Her HUD blazed to life, sharper, faster, layering data with impossible clarity. The nanite swarms in her blood shivered awake, initiating deep-system repairs that had been dormant for days. The pain in her ribs from the fight vanished under a wave of cellular regeneration. Even her thoughts clicked into a new, frightening sharpness.
> NEURAL CASCADE AVERTED.
> Extensive cellular damage from power insufficiency detected.
> Initiating repair protocols.
> Estimated full recovery: 18:32 hours.
Beatrix pushed herself up on trembling arms, then to her feet. She felt… solid. For the first time since the installation, the machinery in her body wasn't fighting itself. It was a single, terrifying instrument.
"How do you feel?" Kivi asked, watching her like an engineer evaluating a test run.
"Like I've been trying to breathe through a straw and someone just gave me an oxygen tank." Beatrix flexed her hands, marveling at the absence of the constant, low-level ache. "The systems aren't starving anymore."
"Good. You're going to need everything at a hundred percent." Kivi began packing her tools away. "You should get some rest. But you're not going back to your pod."
Beatrix raised an eyebrow.
"Minos knows where you live," Kivi said, her voice flat. "The immunity stops them from touching you, not from making your life a living hell. They'll pound on the walls all night. Cut your power. Poison your air scrubber. They'll make sure you walk into the Culling exhausted."
She gestured to a narrow doorway behind a hanging tarp. "I have a couch in the back. It's not much, but the door has a biometric lock I can key to you. They're already here making noise; a little more won't matter. At least you'll be safe."
Beatrix looked at her, this pragmatic, fierce woman who charged a thousand credits less than she should have and was now offering shelter. Not out of debt, but because sometimes the only way to survive a storm was to share the same piece of cover.
She thought of her empty, cold pod. Of the laughter still echoing in the corridor.
"Okay," Beatrix said.
Kivi's hair flickered with a soft, surprised blue-green, like deep, calm water. She led Beatrix through the tarp into a room barely larger than a storage closet. A narrow couch. A workbench littered with half-gutted electronics. A single grimy viewport showing the eternal artificial twilight.
She programmed the lock, her fingers brushing the scanner to add Beatrix's biometric signature. "They're not getting through that without shaped charges."

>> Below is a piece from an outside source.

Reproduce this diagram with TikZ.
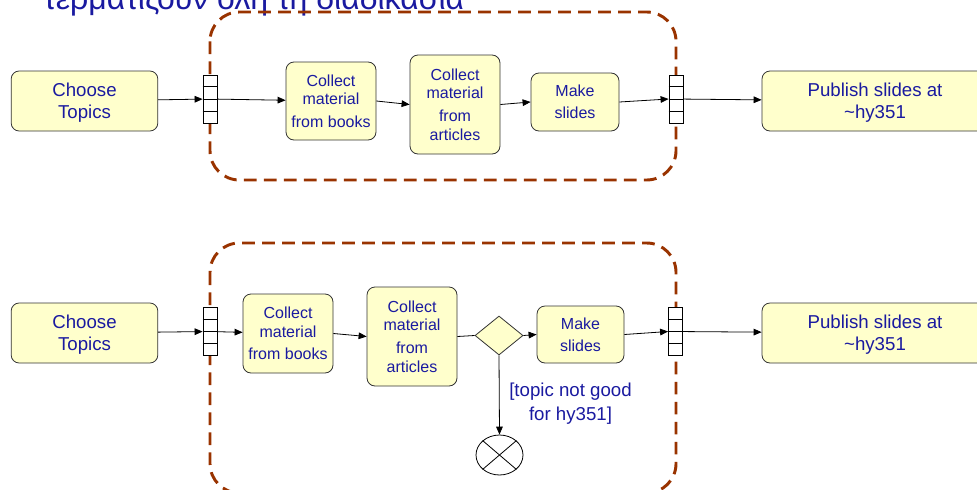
\documentclass[tikz,border=0pt]{standalone}
\usepackage{fontspec}
\setmainfont{Liberation Sans}
\usepackage{xcolor}
\usepackage{tikz}
\usetikzlibrary{arrows.meta,positioning,shapes.geometric,calc}
\definecolor{umlblue}{RGB}{26,26,160}
\definecolor{umlfill}{RGB}{255,255,204}
\definecolor{regionred}{RGB}{153,51,0}
\tikzset{
  act/.style={draw=black!80,fill=umlfill,rounded corners=6pt,align=center,text=umlblue,inner sep=0pt,line width=0.6pt,text depth=0pt},
  big/.style={font=\fontsize{14}{16.5}\selectfont},
  small/.style={font=\fontsize{12}{14}\selectfont},
  pins/.style={draw,fill=white,minimum width=10.5pt,minimum height=36pt,inner sep=0pt,line width=0.6pt},
  arr/.style={-{Triangle[length=6pt,width=5pt]},line width=0.6pt},
  region/.style={draw=regionred,line width=2.2pt,dash pattern=on 9.5pt off 5.5pt,rounded corners=22pt},
}

\begin{document}
\begin{tikzpicture}[x=0.75pt,y=-0.75pt]
\useasboundingbox (0,0) rectangle (977,489);
\clip (0,0) rectangle (977,489);
\node[anchor=base west,inner sep=0pt,text=umlblue,font=\fontsize{24}{28}\selectfont] (title) at (43,9.5) {τερματίζουν όλη τη διαδικασία};
% interruptible regions
\draw[region] (210,12) rectangle (676,180);
\draw[region] (210,243) rectangle (676,493);
% first activity
\node[act,big,minimum width=110pt,minimum height=45pt] (choose1) at (84.5,101) {Choose\\Topics};
\node[pins] (pinA) at (210,99) {};
\node[act,small,minimum width=67.5pt,minimum height=58.5pt] (books1) at (331,101) {Collect\\material\\[3pt]from books};
\node[act,small,minimum width=67.5pt,minimum height=74.25pt] (articles1) at (455,104.5) {Collect\\material\\[3pt]from\\articles};
\node[act,font=\fontsize{12}{16.5}\selectfont,minimum width=66pt,minimum height=43.5pt] (make1) at (575,102) {Make\\slides};
\node[pins] (pinB) at (676,99) {};
\node[act,big,minimum width=169.5pt,minimum height=45pt] (publish1) at (875,101) {Publish slides at\\\textasciitilde hy351};
\draw[arr] (choose1) -- (pinA);
\draw[arr] (pinA) -- (books1);
\draw[arr] (books1.east) -- (articles1.west);
\draw[arr] (articles1.east) -- (make1.west);
\draw[arr] (make1.east) -- (pinB.west);
\draw[arr] (pinB) -- (publish1);
% second activity, with the guard
\node[act,big,minimum width=110pt,minimum height=45pt] (choose2) at (84.5,333) {Choose\\Topics};
\node[pins] (pinC) at (210,331.5) {};
\node[act,small,minimum width=67.5pt,minimum height=59.25pt] (books2) at (288,333.5) {Collect\\material\\[3pt]from books};
\node[act,small,minimum width=67.5pt,minimum height=74.25pt] (articles2) at (412,336.5) {Collect\\material\\[3pt]from\\articles};
\node[diamond,draw=black!80,fill=umlfill,inner sep=0pt,minimum width=36pt,minimum height=29.25pt,line width=0.6pt] (dec) at (499,335.5) {};
\node[act,font=\fontsize{12}{16.5}\selectfont,minimum width=65.25pt,minimum height=42.75pt] (make2) at (580.5,334.5) {Make\\slides};
\node[pins] (pinD) at (675.5,331.5) {};
\node[act,big,minimum width=169.5pt,minimum height=45pt] (publish2) at (875,333) {Publish slides at\\\textasciitilde hy351};
\node[ellipse,draw,fill=white,inner sep=0pt,minimum width=35.25pt,minimum height=30pt,line width=0.6pt] (final) at (499.5,455) {};
\node[align=center,text=umlblue,inner sep=0pt,font=\fontsize{14}{18}\selectfont] (guard) at (570.5,404) {[topic not good\\for hy351]};
\draw[arr] (choose2) -- (pinC);
\draw[arr] (pinC) -- (books2);
\draw[arr] (books2.east) -- (articles2.west);
\draw[line width=0.6pt] (articles2.east) -- (dec.west);
\draw[arr] (dec.east) -- (make2.west);
\draw[arr] (make2.east) -- (pinD.west);
\draw[arr] (pinD) -- (publish2);
\draw[arr] (dec.south) -- (final.north);
\draw[line width=0.6pt] (final.north west) -- (final.south east) (final.north east) -- (final.south west);
% pin cells
\foreach \n in {pinA,pinB,pinC,pinD}
  \foreach \f in {0.25,0.5,0.75}
    \draw[line width=0.6pt] ($(\n.north west)!\f!(\n.south west)$) -- ($(\n.north east)!\f!(\n.south east)$);
\end{tikzpicture}
\end{document}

Beatrix sank onto the couch. The cushions smelled like solder, synth-coffee, and safety. Her body, finally allowed to acknowledge its limits, felt like it was melting into the frame.
"The Culling starts at noon," she murmured, her eyes already heavy.
"You'll make it," Kivi said, pulling a thin blanket from a crate. "You have to. I just bet my entire business on you, remember?"
It should have sounded like pressure. Instead, it sounded like a pact.
Beatrix was asleep before the blanket settled over her. In the last hazy second before darkness took her, she heard Kivi's whisper, so quiet it might have been the station's own sigh:
"Besides. You're the first person in years who made fighting back look like something other than suicide."
The fresh tattoos on Beatrix's arms pulsed gently with the rhythm of her sleep, a stark reminder of the gauntlet awaiting her at noon. Outside, the Minos thugs kept their watch, and Umbra-3 ground on, indifferent.
Inside, for one night, two women who should have been alone weren't.